Specific, not generic, risk explanations.
Mitigation strategies tied to each identified risk.
Assemble Capital’s approach:
We list every conceivable risk — from supply chain volatility to local zoning changes — because an informed investor is an empowered investor.
How Assemble Capital Protects Investors from Hidden Risks
At Assemble Capital, risk management isn’t a department — it’s a philosophy.
Our horizontally integrated model allows us to control every stage of the investment lifecycle — acquisition, entitlement, construction, and disposition — minimizing reliance on external parties. This integration provides tighter control, lower costs, and faster decision-making when markets shift.
Our Risk Mitigation Framework:
Conservative Underwriting — We model downside scenarios for every project.
Aligned Capital — Our partners invest their own funds in each deal.
Transparent Communication — Full access to data, photos, and financials.
Integrated Oversight — In-house construction and asset management teams.
Third-Party Validation — Regular audits from independent consultants and CPAs.

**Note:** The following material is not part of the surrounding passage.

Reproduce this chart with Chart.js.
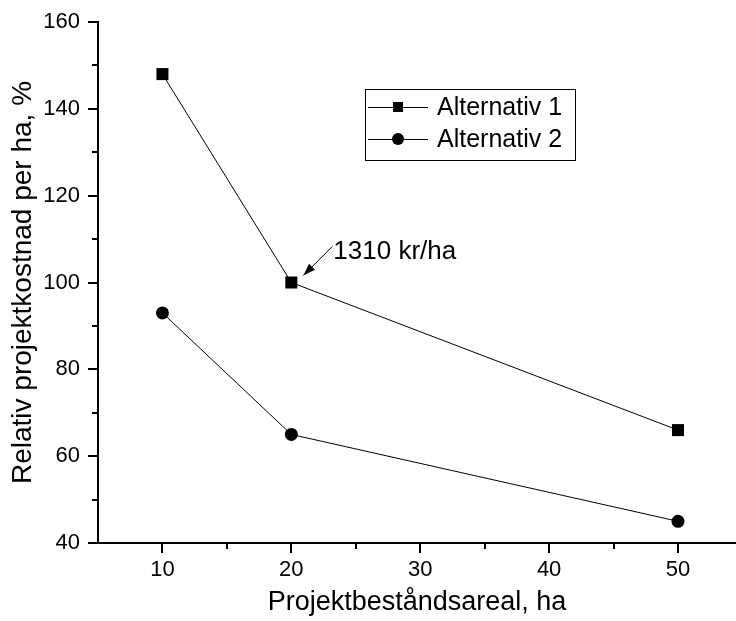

The result? Predictable processes, dependable outcomes, and investor trust built on performance — not promises.
Red flags aren’t always obvious. They’re often subtle — a missing disclosure, a too-perfect projection, an unverified claim. But the disciplined investor learns to spot them before it’s too late.
In private markets, protection doesn’t come from regulation — it comes from rigor.
Every investor should approach an offering document like a blueprint for trust. If the structure feels solid — transparent, balanced, and conservative — you’re standing on stable ground. If it feels rushed or incomplete, it probably is.
At Assemble Capital, we build transparency into every page. Because when clarity is the foundation, confidence becomes the outcome.